Q.4. Calculate the direction cosines of the unit vector perpendicular to the plane \(\vec{r} \cdot(6 \hat{\imath}-3 \hat{\jmath}-2 \hat{k})+1=0\) passing through the origin.
Sol:
The given equation can be written as
\(\vec{r} \cdot(-6 \hat{\imath}+3 \hat{\jmath}+2 \hat{k})=1\) ——-(1)
Now,
\(|-6 \hat{\imath}+3 \hat{\jmath}+2 \hat{k}|=\sqrt{36+9+4}\)
\(=7\)
Therefore, by dividing both sides of \((1)\) by \(7\) , we get
\(\vec{r} \cdot\left(-\frac{6}{7} \hat{\imath}+\frac{3}{7} \hat{\jmath}+\frac{2}{7} \hat{k}\right)=\frac{1}{7}\)
which is the equation of the plane in the form \(\vec{r} \cdot \hat{n}=d\).
Here, \(\hat{n}=-\frac{6}{7} \hat{\imath}+\frac{3}{7} \hat{\jmath}+\frac{2}{7} \hat{k}\) is a unit vector perpendicular to the plane through the origin.
Hence, the direction cosines of \(\hat{n}\) are \(\frac{-6}{7}, \frac{3}{7}, \frac{2}{7}\).

Q.5. Find the equation of a plane whose intercepts are \(2,3\) and \(4\) on the \(x,y\) and \(z-\) axis, respectively.
Sol:
The required equation of the plane in the intercept form
\(\frac{x}{a}+\frac{y}{b}+\frac{z}{c}=1\)
Here \(a=2, b=3, c=4\).
Substituting the values of \(a,b\) and \(c\) in \((1)\), we get the required equation of the plane
\(\frac{x}{2}+\frac{y}{3}+\frac{z}{4}=1\)
\(\Rightarrow 6 x+4 y+3 z=12\)

Summary

A plane is a two-dimensional surface that extends indefinitely.
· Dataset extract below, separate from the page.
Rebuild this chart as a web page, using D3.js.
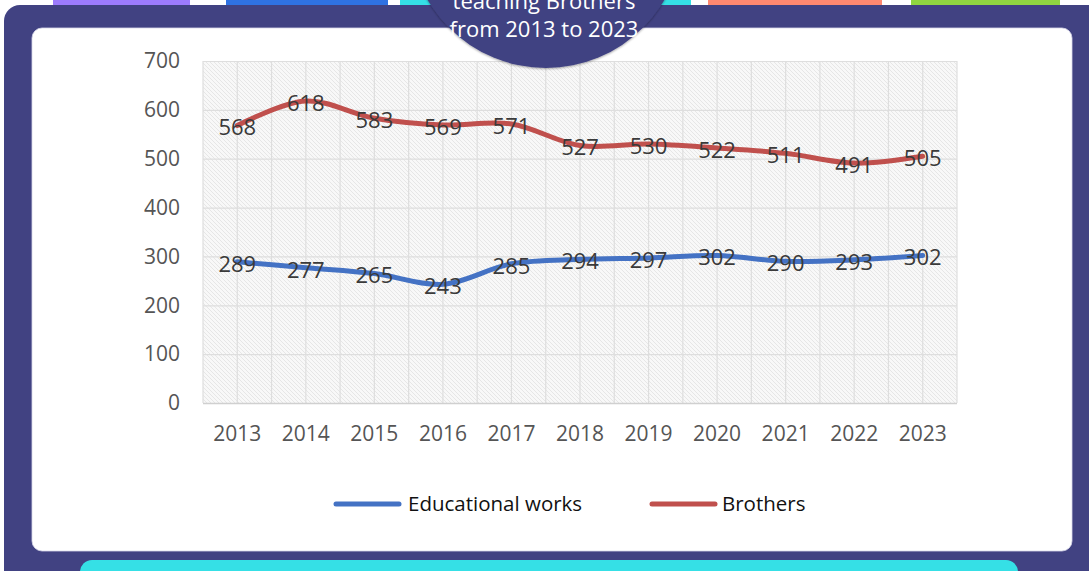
<!DOCTYPE html>
<html>
<head>
<meta charset="utf-8">
<script src="https://cdn.jsdelivr.net/npm/d3@7"></script>
<style>
html,body{margin:0;padding:0;background:#fff;}
svg{display:block;}
</style>
</head>
<body>
<svg id="c" width="1089" height="571"></svg>
<script>
const years = ["2013","2014","2015","2016","2017","2018","2019","2020","2021","2022","2023"];
const educationalWorks = [289,277,265,243,285,294,297,302,290,293,302];
const brothers = [568,618,583,569,571,527,530,522,511,491,505];
const yTicks = [0,100,200,300,400,500,600,700];
const seriesNames = ["Educational works","Brothers"];
const titleLines = ["teaching Brothers","from 2013 to 2023"];

const svg = d3.select("#c");
const FONT = "'Open Sans', sans-serif";

// pattern
const defs = svg.append("defs");
const pat = defs.append("pattern").attr("id","hatch").attr("patternUnits","userSpaceOnUse")
  .attr("width",4).attr("height",4);
pat.append("rect").attr("width",4).attr("height",4).attr("fill","#f8f8f8");
pat.append("path").attr("d","M-1,-1 L5,5 M-1,3 L1,5 M3,-1 L5,1").attr("stroke","#e6e6e6").attr("stroke-width",1);
const sh = defs.append("filter").attr("id","sh").attr("x","-20%").attr("y","-20%").attr("width","140%").attr("height","140%");
sh.append("feDropShadow").attr("dx",0).attr("dy",1).attr("stdDeviation",1).attr("flood-color","#000").attr("flood-opacity",0.35);

// top tabs
const tabs = [
  {x:53,w:137,c:"#9c7bfd"},
  {x:226,w:162,c:"#2f72e3"},
  {x:400,w:291,c:"#35e0e6"},
  {x:708,w:174,c:"#ff8870"},
  {x:911,w:149,c:"#8fd640"}
];
tabs.forEach(t=>{
  svg.append("rect").attr("x",t.x).attr("y",-10).attr("width",t.w).attr("height",23).attr("rx",6).attr("fill",t.c);
});

// frame
svg.append("rect").attr("x",4).attr("y",5).attr("width",1120).attr("height",620).attr("rx",16).attr("fill","#414282");
// cyan bottom bar
svg.append("rect").attr("x",80).attr("y",560).attr("width",938).attr("height",40).attr("rx",12).attr("fill","#35e0e6");
// white panel
svg.append("rect").attr("x",32).attr("y",28).attr("width",1040).attr("height",523).attr("rx",10).attr("fill","#fff")
  .attr("stroke","#d8d8ea").attr("stroke-width",0.8);

// chart
const L=203, R=957, T=61, B=403;
const x = d3.scaleBand().domain(years).range([L,R]);
const y = d3.scaleLinear().domain([0,700]).range([B,T]);

svg.append("rect").attr("x",L).attr("y",T).attr("width",R-L).attr("height",B-T).attr("fill","url(#hatch)");

// vertical gridlines (band edges and centers)
const vg = [];
years.forEach(yr=>{ vg.push(x(yr)); vg.push(x(yr)+x.bandwidth()/2); });
vg.push(R);
svg.append("g").selectAll("line").data(vg).join("line")
  .attr("x1",d=>d).attr("x2",d=>d).attr("y1",T).attr("y2",B)
  .attr("stroke","#dedede").attr("stroke-width",1.2);

// horizontal gridlines via axis
const yAxis = svg.append("g").attr("transform",`translate(${L},0)`)
  .call(d3.axisLeft(y).tickValues(yTicks).tickSize(-(R-L)).tickPadding(23));
yAxis.select(".domain").remove();
yAxis.selectAll(".tick line").attr("stroke",d=>d===0?"#d0d0d0":"#dedede").attr("stroke-width",d=>d===0?1.5:1.2);
yAxis.selectAll(".tick text").attr("font-family",FONT).attr("font-size",21).attr("fill","#555");

const xAxis = svg.append("g").attr("transform",`translate(0,${B})`)
  .call(d3.axisBottom(x).tickSize(0).tickPadding(23));
xAxis.select(".domain").remove();
xAxis.selectAll(".tick text").attr("font-family",FONT).attr("font-size",21).attr("fill","#555");

const cx = d => x(d) + x.bandwidth()/2;
const line = d3.line().x((d,i)=>cx(years[i])).y(d=>y(d)).curve(d3.curveCatmullRom.alpha(0.5));

const series = [
  {name:seriesNames[0], vals:educationalWorks, color:"#4472c4"},
  {name:seriesNames[1], vals:brothers, color:"#c0504d"}
];
series.forEach(s=>{
  svg.append("path").attr("d",line(s.vals)).attr("fill","none").attr("stroke",s.color)
    .attr("stroke-width",5).attr("stroke-linecap","round").attr("stroke-linejoin","round");
});
series.forEach(s=>{
  svg.append("g").selectAll("text").data(s.vals).join("text")
    .attr("x",(d,i)=>cx(years[i])).attr("y",d=>y(d)+2).attr("dy","0.36em")
    .attr("text-anchor","middle").attr("font-family",FONT).attr("font-size",22).attr("fill","#3a3a3a")
    .text(d=>d);
});

// legend
const legend = [
  {name:seriesNames[0], color:"#4472c4", x1:336, x2:399, tx:408},
  {name:seriesNames[1], color:"#c0504d", x1:652, x2:715, tx:722}
];
legend.forEach(l=>{
  svg.append("line").attr("x1",l.x1).attr("x2",l.x2).attr("y1",504).attr("y2",504)
    .attr("stroke",l.color).attr("stroke-width",5).attr("stroke-linecap","round");
  svg.append("text").attr("x",l.tx).attr("y",504).attr("dy","0.35em").attr("font-family",FONT)
    .attr("font-size",20.5).attr("fill","#111").text(l.name);
});

// title circle (drawn on top, overlapping plot top)
svg.append("circle").attr("cx",546).attr("cy",-69).attr("r",137).attr("fill","#414282").attr("filter","url(#sh)");
svg.append("text").attr("x",544).attr("y",9).attr("text-anchor","middle").attr("fill","#fff")
  .attr("font-family",FONT).attr("font-size",22).text(titleLines[0]);
svg.append("text").attr("x",544).attr("y",37).attr("text-anchor","middle").attr("fill","#fff")
  .attr("font-family",FONT).attr("font-size",22).text(titleLines[1]);
</script>
</body>
</html>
A plane has a thickness of zero, a curvature of zero, an infinite width, and an infinite length. It is difficult to imagine a plane in real life; all of the flat surfaces of a cube or cuboid and the flat surface of paper are real examples of geometric planes.
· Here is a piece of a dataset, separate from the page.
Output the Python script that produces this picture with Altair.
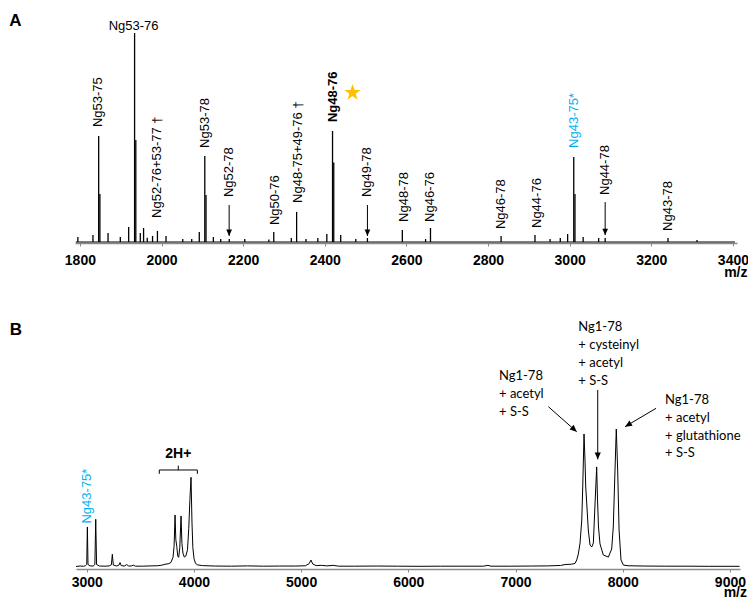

Planes can appear as infinitely expanded sub-spaces of some multidimensional space, such as one of the room’s walls, or they can exist independently, as in the setting of Euclidean geometry.

Parallel planes and intersecting planes are the two types of planes. Parallel planes are two non-intersecting planes, and planes that intersect at \({90^0}\) are called perpendicular planes.

FAQs on Plane

The frequently asked questions on Plane are given below:

Q.1. What is a plane?
Ans:
In Mathematics, a plane is a flat, two-dimensional surface that extends infinitely. A plane has no thickness, no curvature, infinite width, and infinite length.
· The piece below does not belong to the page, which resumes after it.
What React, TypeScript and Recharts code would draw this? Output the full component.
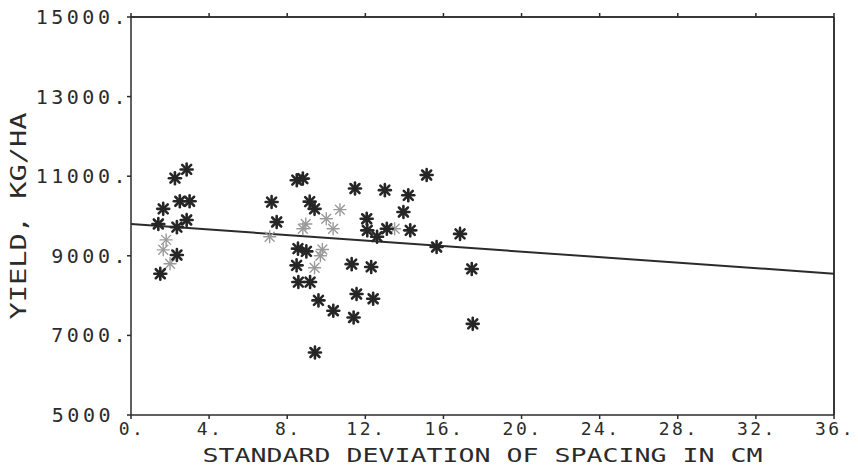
import React from 'react';
import { ScatterChart, Scatter, XAxis, YAxis, ReferenceLine } from 'recharts';

// Standard deviation of spacing (cm) and yield (kg/ha) for dark plotted points
const darkSD = [2.85, 2.25, 1.65, 2.5, 3.0, 2.85, 1.4, 2.35, 2.35, 1.5,
  7.2, 7.46, 8.49, 8.8, 9.15, 9.4, 11.47, 13.0, 12.07, 12.1, 13.1, 12.6, 8.55, 8.98, 8.48, 11.3, 12.3, 8.57, 9.17, 9.6, 11.55, 12.4, 10.36, 11.4, 9.42,
  15.14, 14.2, 13.95, 14.3, 16.85, 15.65, 17.45, 17.5];
const darkYield = [11170, 10950, 10180, 10370, 10370, 9900, 9800, 9720, 9020, 8550,
  10350, 9850, 10900, 10940, 10360, 10180, 10690, 10650, 9930, 9640, 9680, 9480, 9180, 9110, 8760, 8790, 8720, 8340, 8340, 7880, 8040, 7920, 7620, 7450, 6570,
  11030, 10520, 10100, 9640, 9550, 9220, 8670, 7290];

// Faint (lightly printed) points
const faintSD = [1.65, 2.0, 1.8, 7.1, 10.0, 10.7, 10.35, 8.95, 8.8, 9.4, 9.8, 9.7, 13.5];
const faintYield = [9150, 8800, 9400, 9480, 9930, 10160, 9680, 9800, 9680, 8700, 9160, 9000, 9680];

// Regression line end points
const fitSD = [0, 36];
const fitYield = [9800, 8550];

const xTicks = [0, 4, 8, 12, 16, 20, 24, 28, 32, 36];
const yTicks = [5000, 7000, 9000, 11000, 13000, 15000];
const xTickLabels = ['0.', '4.', '8.', '12.', '16.', '20.', '24.', '28.', '32.', '36.'];
const yTickLabels = ['5000', '7000.', '9000.', '11000.', '13000.', '15000.'];
const X_MAX = 36;
const Y_MAX = 15000;

const darkData = darkSD.map((x, i) => ({ x, y: darkYield[i] }));
const faintData = faintSD.map((x, i) => ({ x, y: faintYield[i] }));

const FONT = '"DejaVu Sans Mono", monospace';
const INK = '#2b2b2b';

const Star = (props: any) => {
  const { cx, cy, color, w } = props;
  if (cx == null || cy == null) return null;
  const r = 6;
  const d = r * 0.75;
  return (
    <g stroke={color} strokeWidth={w} strokeLinecap="round">
      <line x1={cx - r} y1={cy} x2={cx + r} y2={cy} />
      <line x1={cx} y1={cy - r} x2={cx} y2={cy + r} />
      <line x1={cx - d} y1={cy - d} x2={cx + d} y2={cy + d} />
      <line x1={cx - d} y1={cy + d} x2={cx + d} y2={cy - d} />
    </g>
  );
};

const YTick = (props: any) => {
  const { x, y, payload } = props;
  const i = yTicks.indexOf(payload.value);
  const label = yTickLabels[i];
  const shift = label.endsWith('.') ? 0 : -15;
  return (
    <text x={x + 4 + shift} y={y} dy={7} textAnchor="end" fontFamily={FONT} fontSize={20}
      letterSpacing={3.5} fill={INK}>
      {label}
    </text>
  );
};

const XTick = (props: any) => {
  const { x, y, payload } = props;
  const i = xTicks.indexOf(payload.value);
  return (
    <text x={x + 1} y={y} dy={14} textAnchor="middle" fontFamily={FONT} fontSize={18}
      letterSpacing={2.5} fill={INK}>
      {xTickLabels[i]}
    </text>
  );
};

const NoMark = () => <g />;

export default function App() {
  return (
    <div style={{ position: 'absolute', left: 0, top: 0, background: '#fff' }}>
      <ScatterChart width={858} height={470} margin={{ top: 12, right: 23, bottom: 0, left: 0 }}>
        <XAxis
          xAxisId="b"
          type="number"
          dataKey="x"
          domain={[0, X_MAX]}
          ticks={xTicks}
          height={55}
          stroke={INK}
          strokeWidth={1.5}
          tickSize={4}
          tick={<XTick />}
          label={{
            content: (p: any) => {
              const vb = p.viewBox;
              return (
                <text x={vb.x + vb.width / 2} y={vb.y + 47} textAnchor="middle" fontFamily={FONT}
                  fontSize={19} fill={INK} textLength={560} lengthAdjust="spacingAndGlyphs">
                  STANDARD DEVIATION OF SPACING IN CM
                </text>
              );
            },
          }}
        />
        <XAxis
          xAxisId="t"
          orientation="top"
          type="number"
          dataKey="x"
          domain={[0, X_MAX]}
          ticks={xTicks}
          height={5}
          stroke={INK}
          strokeWidth={1.5}
          tickSize={4}
          tickMargin={0}
          tick={<NoMark />}
        />
        <YAxis
          yAxisId="l"
          type="number"
          dataKey="y"
          domain={[5000, Y_MAX]}
          ticks={yTicks}
          width={131}
          stroke={INK}
          strokeWidth={1.5}
          tickSize={4}
          tick={<YTick />}
          label={{
            content: (p: any) => {
              const vb = p.viewBox;
              const cx = 18;
              const cy = vb.y + vb.height / 2;
              return (
                <text x={cx} y={cy} dy={8} textAnchor="middle" fontFamily={FONT} fontSize={22}
                  fill={INK} transform={`rotate(-90 ${cx} ${cy})`} textLength={207}
                  lengthAdjust="spacingAndGlyphs">
                  YIELD, KG/HA
                </text>
              );
            },
          }}
        />
        <YAxis
          yAxisId="r"
          orientation="right"
          type="number"
          dataKey="y"
          domain={[5000, Y_MAX]}
          ticks={yTicks}
          width={1}
          stroke={INK}
          strokeWidth={1.5}
          tickLine={false}
          tick={false}
        />
        <ReferenceLine xAxisId="b" yAxisId="l" y={Y_MAX} stroke={INK} strokeWidth={1.5} ifOverflow="visible" />
        <ReferenceLine xAxisId="b" yAxisId="l" x={X_MAX} stroke={INK} strokeWidth={1.5} ifOverflow="visible" />
        <ReferenceLine
          xAxisId="b"
          yAxisId="l"
          segment={[{ x: fitSD[0], y: fitYield[0] }, { x: fitSD[1], y: fitYield[1] }]}
          stroke={INK}
          strokeWidth={2}
          ifOverflow="visible"
        />
        <Scatter xAxisId="t" yAxisId="r" data={darkData} isAnimationActive={false}
          shape={<NoMark />} />
        <Scatter xAxisId="b" yAxisId="l" data={faintData} isAnimationActive={false}
          shape={(p: any) => <Star {...p} color="#9a9a9a" w={1.4} />} />
        <Scatter xAxisId="b" yAxisId="l" data={darkData} isAnimationActive={false}
          shape={(p: any) => <Star {...p} color="#262626" w={2.6} />} />
      </ScatterChart>
    </div>
  );
}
Q.2. Why is a plane two-dimensional?
Ans:
A plane has zero thickness, zero curvature, infinite width, and infinite length. The plane only has two dimensions, length and width, so it is a two-dimensional object.

Q.3. What is the equation of a plane in intercept form?
Ans:
The equation of the plane in the intercept form is given by
\(\frac{x}{a}+\frac{y}{b}+\frac{z}{c}=1\)
Here, \(a,b,c\) are the intercepts of the plane on \(x,y\) and \(z\) axes, respectively.

Q.4. What is the equation of a plane in normal form?
Ans:
The equation of the plane in vector form is given by
\(\hat{r} \cdot \hat{n}=d\)
In Cartesian form, we can write this as
\((x \hat{\imath}+y \hat{\jmath}+z \hat{k}) \cdot(l \hat{\imath}+m \hat{\jmath}+n \hat{k})=d\)
\(\Rightarrow lx+m y+n z=d\)

Q.5. What is the equation of a plane passing through three non-colinear points in Cartesian form?
Ans:
If expressed in the form of a determinant, we have
\(\left| {\begin{array}{*{20}{c}}{\left( {x – {x_1}} \right)}&{\left( {y – {y_1}} \right)}&{\left( {z – {z_1}} \right)}\\{\left( {{x_2} – {x_1}} \right)}&{\left( {{y_2} – {y_1}} \right)}&{\left( {{z_2} – {z_1}} \right)}\\{\left( {{x_3} – {x_1}} \right)}&{\left( {{y_3} – {y_1}} \right)}&{\left( {{z_3} – {z_1}} \right)}\end{array}} \right| = 0\)
is the equation of the plane in Cartesian form passing through three non-collinear points \(\left(x_{1}, y_{1}, z_{1}\right),\left(x_{2}, y_{2}, z_{2}\right)\) and \(\left(x_{3}, y_{3}, z_{3}\right)\).